+++ SUPPLIED MATERIAL

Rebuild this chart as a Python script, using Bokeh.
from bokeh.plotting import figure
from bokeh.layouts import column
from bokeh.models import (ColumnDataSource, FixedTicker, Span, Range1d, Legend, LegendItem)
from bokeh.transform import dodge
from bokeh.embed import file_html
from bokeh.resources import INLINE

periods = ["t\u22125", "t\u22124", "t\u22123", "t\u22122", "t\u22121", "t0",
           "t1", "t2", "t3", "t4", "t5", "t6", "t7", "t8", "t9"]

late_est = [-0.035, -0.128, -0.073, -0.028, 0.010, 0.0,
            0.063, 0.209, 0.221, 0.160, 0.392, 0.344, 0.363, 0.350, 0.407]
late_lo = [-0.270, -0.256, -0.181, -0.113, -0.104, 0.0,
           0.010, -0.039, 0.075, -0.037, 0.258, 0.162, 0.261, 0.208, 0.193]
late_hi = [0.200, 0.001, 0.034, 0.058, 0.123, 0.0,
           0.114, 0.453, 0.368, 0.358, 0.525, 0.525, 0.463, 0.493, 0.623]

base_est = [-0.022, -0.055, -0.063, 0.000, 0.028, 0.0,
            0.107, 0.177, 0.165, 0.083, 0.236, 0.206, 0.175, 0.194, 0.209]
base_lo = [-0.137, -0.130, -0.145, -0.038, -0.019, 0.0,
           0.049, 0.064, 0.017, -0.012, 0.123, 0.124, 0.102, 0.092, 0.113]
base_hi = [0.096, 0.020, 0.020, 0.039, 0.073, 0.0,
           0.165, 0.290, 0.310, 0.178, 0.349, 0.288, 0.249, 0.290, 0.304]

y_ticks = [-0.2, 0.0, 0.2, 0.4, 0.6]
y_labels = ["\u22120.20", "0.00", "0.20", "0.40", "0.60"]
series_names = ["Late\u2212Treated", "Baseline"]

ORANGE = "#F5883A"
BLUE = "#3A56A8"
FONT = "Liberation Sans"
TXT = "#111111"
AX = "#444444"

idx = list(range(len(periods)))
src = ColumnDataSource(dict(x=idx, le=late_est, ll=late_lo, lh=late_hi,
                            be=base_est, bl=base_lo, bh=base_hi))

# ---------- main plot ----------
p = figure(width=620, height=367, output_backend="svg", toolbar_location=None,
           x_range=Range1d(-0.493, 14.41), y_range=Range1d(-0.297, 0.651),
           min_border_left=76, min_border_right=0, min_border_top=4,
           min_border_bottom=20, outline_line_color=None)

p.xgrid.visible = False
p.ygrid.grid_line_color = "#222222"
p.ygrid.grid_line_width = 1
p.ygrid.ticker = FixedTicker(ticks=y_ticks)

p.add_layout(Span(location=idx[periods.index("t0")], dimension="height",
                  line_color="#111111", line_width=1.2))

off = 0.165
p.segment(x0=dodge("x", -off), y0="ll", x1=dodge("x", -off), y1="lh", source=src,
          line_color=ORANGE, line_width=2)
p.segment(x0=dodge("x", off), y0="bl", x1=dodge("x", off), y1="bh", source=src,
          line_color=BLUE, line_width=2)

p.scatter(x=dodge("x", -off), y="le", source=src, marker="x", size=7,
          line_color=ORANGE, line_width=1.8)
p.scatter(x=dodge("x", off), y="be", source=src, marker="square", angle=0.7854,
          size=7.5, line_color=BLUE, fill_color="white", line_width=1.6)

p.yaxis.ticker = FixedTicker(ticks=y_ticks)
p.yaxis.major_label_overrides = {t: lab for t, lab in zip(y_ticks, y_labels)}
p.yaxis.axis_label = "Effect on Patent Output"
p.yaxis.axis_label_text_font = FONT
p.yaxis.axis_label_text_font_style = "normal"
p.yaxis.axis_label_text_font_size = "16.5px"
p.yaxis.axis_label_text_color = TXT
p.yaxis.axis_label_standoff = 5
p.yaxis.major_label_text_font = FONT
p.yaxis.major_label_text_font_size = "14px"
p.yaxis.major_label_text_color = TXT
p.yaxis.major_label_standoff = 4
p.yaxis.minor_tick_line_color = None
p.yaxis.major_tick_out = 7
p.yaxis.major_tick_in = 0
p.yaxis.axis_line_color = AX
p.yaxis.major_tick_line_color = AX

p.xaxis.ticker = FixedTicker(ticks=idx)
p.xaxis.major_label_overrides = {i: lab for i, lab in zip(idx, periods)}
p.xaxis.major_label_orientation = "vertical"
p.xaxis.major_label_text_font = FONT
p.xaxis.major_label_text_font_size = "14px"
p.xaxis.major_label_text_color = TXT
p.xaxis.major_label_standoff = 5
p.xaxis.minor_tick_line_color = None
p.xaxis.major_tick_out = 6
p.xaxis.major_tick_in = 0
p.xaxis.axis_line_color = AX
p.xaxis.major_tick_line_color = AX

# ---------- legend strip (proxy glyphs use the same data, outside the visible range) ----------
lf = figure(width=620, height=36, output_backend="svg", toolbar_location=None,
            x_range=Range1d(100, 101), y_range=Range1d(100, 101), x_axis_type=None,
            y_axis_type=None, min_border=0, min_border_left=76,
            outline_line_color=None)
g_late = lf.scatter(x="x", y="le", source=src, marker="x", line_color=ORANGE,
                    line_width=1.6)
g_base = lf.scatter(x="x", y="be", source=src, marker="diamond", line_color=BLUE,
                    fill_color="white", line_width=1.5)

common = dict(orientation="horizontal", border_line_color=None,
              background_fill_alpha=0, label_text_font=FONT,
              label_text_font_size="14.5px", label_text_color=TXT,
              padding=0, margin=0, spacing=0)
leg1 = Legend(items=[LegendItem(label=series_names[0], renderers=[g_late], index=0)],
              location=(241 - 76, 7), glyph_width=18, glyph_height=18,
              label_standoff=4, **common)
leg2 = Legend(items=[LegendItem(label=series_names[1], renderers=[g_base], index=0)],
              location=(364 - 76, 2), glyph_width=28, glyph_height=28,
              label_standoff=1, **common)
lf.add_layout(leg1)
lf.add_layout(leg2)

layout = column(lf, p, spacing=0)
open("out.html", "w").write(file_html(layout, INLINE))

++++++

# STATED EXERCISE
Everything from the first line of the material through the line containing "0.114, 0.453, 0.368, 0.358, 0.525, 0.525, 0.463, 0.493, 0.623]" is to be printed exactly; lines after that are to be left out.

# ANSWER TO THE EXERCISE
Rebuild this chart as a Python script, using Bokeh.
from bokeh.plotting import figure
from bokeh.layouts import column
from bokeh.models import (ColumnDataSource, FixedTicker, Span, Range1d, Legend, LegendItem)
from bokeh.transform import dodge
from bokeh.embed import file_html
from bokeh.resources import INLINE

periods = ["t\u22125", "t\u22124", "t\u22123", "t\u22122", "t\u22121", "t0",
           "t1", "t2", "t3", "t4", "t5", "t6", "t7", "t8", "t9"]

late_est = [-0.035, -0.128, -0.073, -0.028, 0.010, 0.0,
            0.063, 0.209, 0.221, 0.160, 0.392, 0.344, 0.363, 0.350, 0.407]
late_lo = [-0.270, -0.256, -0.181, -0.113, -0.104, 0.0,
           0.010, -0.039, 0.075, -0.037, 0.258, 0.162, 0.261, 0.208, 0.193]
late_hi = [0.200, 0.001, 0.034, 0.058, 0.123, 0.0,
           0.114, 0.453, 0.368, 0.358, 0.525, 0.525, 0.463, 0.493, 0.623]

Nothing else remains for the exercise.